Our research team at National Yang Ming Chiao Tung University has taken an important step toward that vision. In a recent publication in Nano Letters, we report a two-dimensional topology-optimized nonlocal metasurface that enables highly selective control of red, green, and blue light within a single ultrathin layer.

Unlike conventional metasurfaces that struggle to balance efficiency and color purity, our design harnesses guided-mode resonances and expands the design space into two lateral dimensions. This added freedom allows independent engineering of multiple high-Q resonances, achieving narrow spectral bandwidths and efficient first-order reflective diffraction.

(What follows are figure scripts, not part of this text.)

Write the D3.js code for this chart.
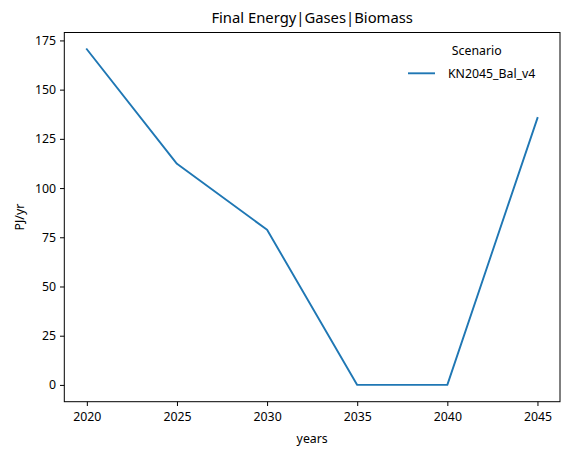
<!DOCTYPE html>
<html><head><meta charset="utf-8">
<script src="https://cdn.jsdelivr.net/npm/d3@7"></script>
<style>body{margin:0;background:#fff}svg{display:block}text{font-family:"Noto Sans","Open Sans",sans-serif;fill:#000}</style>
</head><body>
<script>
const years = [2020, 2025, 2030, 2035, 2040, 2045];
const values = [170.5, 112.3, 78.8, 0, 0, 135.6];
const xTicks = [2020, 2025, 2030, 2035, 2040, 2045];
const yTicks = [0, 25, 50, 75, 100, 125, 150, 175];
const seriesName = "KN2045_Bal_v4";
const legendTitle = "Scenario";
const title = "Final Energy|Gases|Biomass";
const xLabel = "years", yLabel = "PJ/yr";

const W = 569, H = 456;
const m = {l: 64.3, r: 560, t: 32.5, b: 401.7};
const svg = d3.select("body").append("svg").attr("width", W).attr("height", H);
const vmax = d3.max(values), vmin = d3.min(values);
const pad = (vmax - vmin) * 0.05;
const x = d3.scaleLinear().domain([2018.75, 2046.25]).range([m.l, m.r]);
const y = d3.scaleLinear().domain([vmin - pad, vmax + pad]).range([m.b, m.t]);

const gx = svg.append("g").attr("transform", `translate(0,${m.b})`)
  .call(d3.axisBottom(x).tickValues(xTicks).tickFormat(d3.format("d")).tickSize(4.3).tickPadding(4));
const gy = svg.append("g").attr("transform", `translate(${m.l},0)`)
  .call(d3.axisLeft(y).tickValues(yTicks).tickSize(4.3).tickPadding(4));
[gx, gy].forEach(g => {
  g.select(".domain").remove();
  g.selectAll("text").attr("font-size", 12.3).style("font-family", '"Noto Sans","Open Sans",sans-serif');
  g.selectAll("line").attr("stroke", "#000").attr("stroke-width", 1);
});
gx.selectAll("text").attr("dy", "0.9em");

svg.append("rect").attr("x", m.l).attr("y", m.t).attr("width", m.r - m.l).attr("height", m.b - m.t)
  .attr("fill", "none").attr("stroke", "#000").attr("stroke-width", 1);

svg.append("path").datum(years.map((d, i) => [d, values[i]]))
  .attr("fill", "none").attr("stroke", "#1f77b4").attr("stroke-width", 1.9)
  .attr("stroke-linejoin", "round").attr("stroke-linecap", "square")
  .attr("d", d3.line().x(d => x(d[0])).y(d => y(d[1])));

svg.append("text").attr("x", (m.l + m.r) / 2).attr("y", 22.7).attr("text-anchor", "middle")
  .attr("font-size", 14.8).text(title);
svg.append("text").attr("x", (m.l + m.r) / 2).attr("y", 443).attr("text-anchor", "middle")
  .attr("font-size", 12.3).text(xLabel);
svg.append("text").attr("transform", `translate(23.5,${(m.t + m.b) / 2}) rotate(-90)`)
  .attr("text-anchor", "middle").attr("font-size", 12.3).text(yLabel);

svg.append("text").attr("x", 476.7).attr("y", 55).attr("text-anchor", "middle")
  .attr("font-size", 12.3).text(legendTitle);
svg.append("line").attr("x1", 408).attr("x2", 435).attr("y1", 73.3).attr("y2", 73.3)
  .attr("stroke", "#1f77b4").attr("stroke-width", 1.9);
svg.append("text").attr("x", 448).attr("y", 77.6).attr("font-size", 12.3).text(seriesName);
</script>
</body></html>
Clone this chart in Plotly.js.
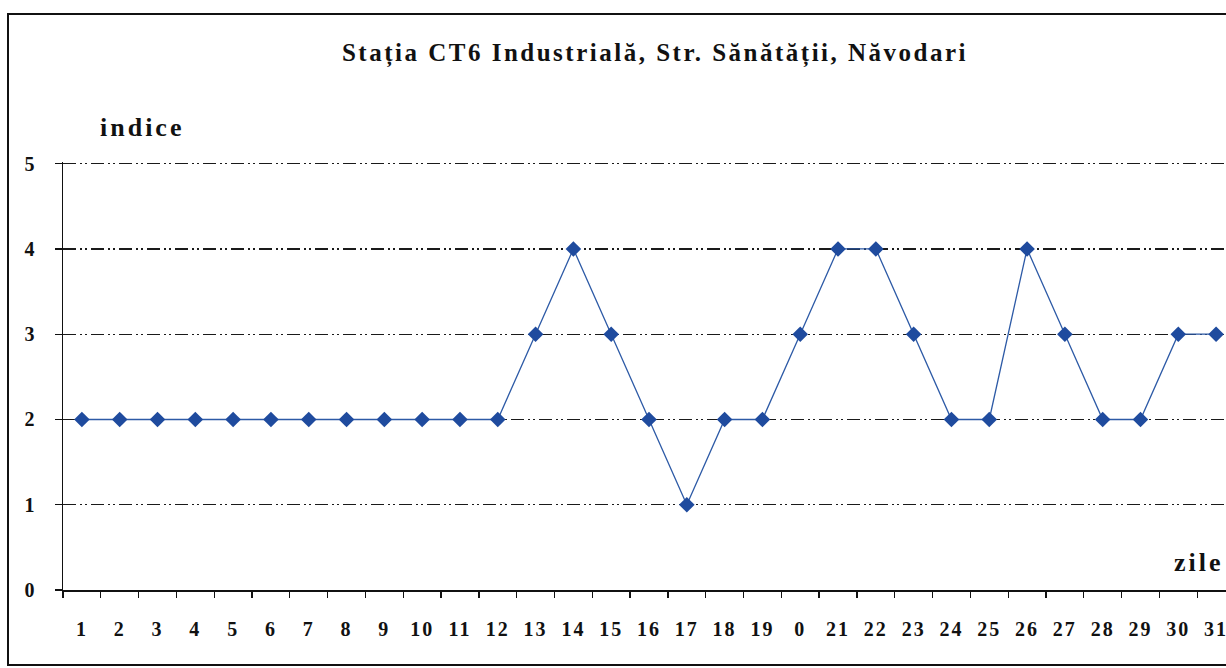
<!DOCTYPE html>
<html>
<head>
<meta charset="utf-8">
<script src="https://cdn.plot.ly/plotly-3.0.1.min.js"></script>
<style>
  html, body { margin: 0; padding: 0; background: #fff; overflow: hidden; }
  #chart { width: 1250px; height: 668px; }
  #chart .gtitle { letter-spacing: 2.5px; }
  #chart .annotation-text { letter-spacing: 3px; }
  #chart .xtick text, #chart .ytick text { letter-spacing: 2px; }
</style>
</head>
<body>
<div id="chart"></div>
<script>
// Day labels as printed on the x axis (day 20 is printed as "0")
const dayLabels = ["1","2","3","4","5","6","7","8","9","10","11","12","13","14","15","16","17","18","19","0","21","22","23","24","25","26","27","28","29","30","31"];
// Daily index values
const indexValues = [2,2,2,2,2,2,2,2,2,2,2,2,3,4,3,2,1,2,2,3,4,4,3,2,2,4,3,2,2,3,3];
const yTickVals = [0,1,2,3,4,5];

const serif = "Liberation Serif, Times New Roman, serif";

const trace = {
  x: dayLabels,
  y: indexValues,
  type: "scatter",
  mode: "lines+markers",
  line: { color: "#2d5aa6", width: 1.3 },
  marker: { symbol: "diamond", size: 12, color: "#1f4b9e" },
  cliponaxis: false,
  hoverinfo: "x+y"
};

const layout = {
  width: 1250,
  height: 668,
  margin: { l: 63, r: 15, t: 162, b: 78 },
  paper_bgcolor: "#ffffff",
  plot_bgcolor: "#ffffff",
  showlegend: false,
  title: {
    text: "<b>Stația CT6 Industrială, Str. Sănătății, Năvodari</b>",
    font: { family: serif, size: 25, color: "#111" },
    x: 655 / 1250, xref: "container", xanchor: "center",
    y: 1 - 52 / 668, yref: "container", yanchor: "middle"
  },
  xaxis: {
    type: "category",
    range: [-0.5, 30.5],
    tickson: "boundaries",
    dtick: 1,
    ticks: "outside",
    ticklen: 6,
    tickwidth: 1.3,
    tickcolor: "#111",
    showgrid: false,
    showline: true,
    linecolor: "#111",
    linewidth: 1.5,
    zeroline: false,
    ticklabelstandoff: 20,
    tickfont: { family: serif, size: 20, color: "#111", weight: "bold" },
    fixedrange: true
  },
  yaxis: {
    range: [0, 5.02],
    tickmode: "array",
    tickvals: yTickVals,
    ticktext: yTickVals.map(String),
    ticks: "outside",
    ticklen: 7,
    tickwidth: 1.3,
    tickcolor: "#111",
    showline: true,
    linecolor: "#111",
    linewidth: 1.5,
    zeroline: false,
    showgrid: true,
    gridcolor: "#1a1a1a",
    gridwidth: 1.4,
    griddash: "13px,4px,2px,3px,2px,4px",
    ticklabelstandoff: 14,
    tickfont: { family: serif, size: 20, color: "#111", weight: "bold" },
    fixedrange: true
  },
  annotations: [
    {
      text: "<b>indice</b>", xref: "paper", yref: "paper",
      x: (107 - 63) / 1172, y: (590 - 128) / 428,
      xanchor: "left", yanchor: "middle", showarrow: false,
      font: { family: serif, size: 26, color: "#111" }
    },
    {
      text: "<b>zile</b>", xref: "paper", yref: "paper",
      x: (1220 - 63) / 1172, y: (590 - 562) / 428,
      xanchor: "right", yanchor: "middle", showarrow: false,
      font: { family: serif, size: 26, color: "#111" }
    }
  ],
  shapes: [
    {
      type: "rect", xref: "paper", yref: "paper",
      x0: (8 - 63) / 1172, x1: (1247 - 63) / 1172,
      y0: (590 - 665) / 428, y1: (590 - 14) / 428,
      line: { color: "#111", width: 2 }, layer: "below"
    }
  ]
};

Plotly.newPlot("chart", [trace], layout, { displayModeBar: false, staticPlot: true });
</script>
</body>
</html>
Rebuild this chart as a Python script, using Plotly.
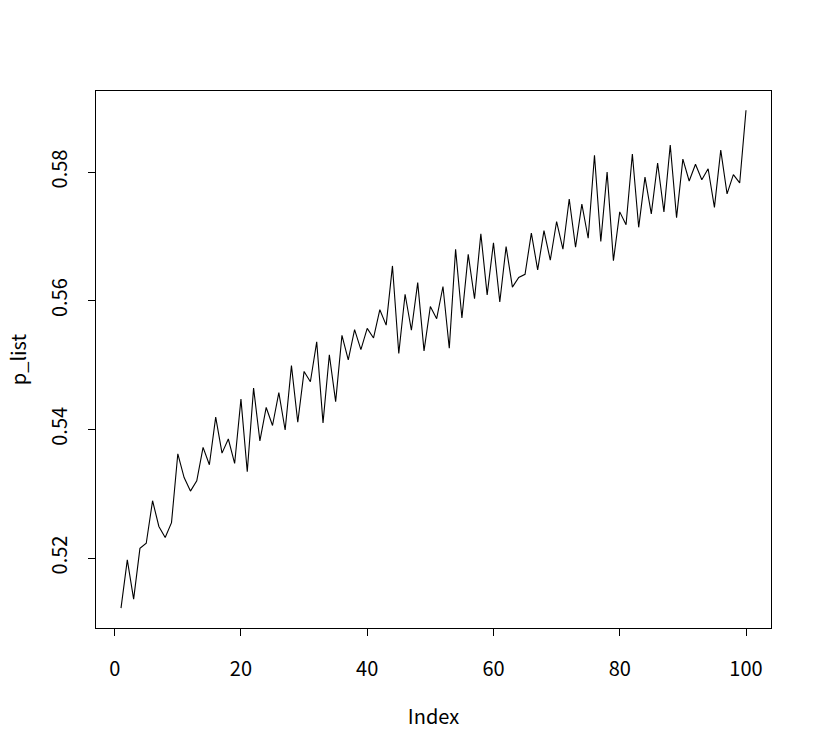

We further integrated the device into a free-space AR platform, demonstrating vivid virtual images with strong suppression of unwanted light leakage. This work opens new possibilities for compact, spectrally selective optical combiners and brings us closer to lightweight, high-performance AR glasses for future display technologies.

如果未來的 AR 眼鏡能夠更輕、更清晰，同時又更省電，會是什麼樣子？

陽明交通大學研究團隊近期在《Nano Letters》發表最新成果，提出一種二維拓樸最佳化非局域超穎介面，為 AR 光學合成器帶來全新設計思維。我們利用波導模共振機制，並將設計自由度從一維擴展至二維，使單層奈米結構即可同時精準控制紅、綠、藍三色光，實現高 Q 值窄頻共振與高效率繞射。

相較於傳統超穎介面在效率與色彩純度之間的取捨，本研究透過拓樸最佳化讓不同波長的共振能夠獨立調控，提升光譜選擇性並有效抑制漏光。我們更將此元件整合至自由空間 AR 平台，成功展示鮮明且色彩純度高的虛擬影像。

這項成果為未來輕量化、高畫質、低功耗的 AR 顯示技術奠定關鍵基礎，也展現逆向設計與奈米光子學在實際系統應用中的潛力。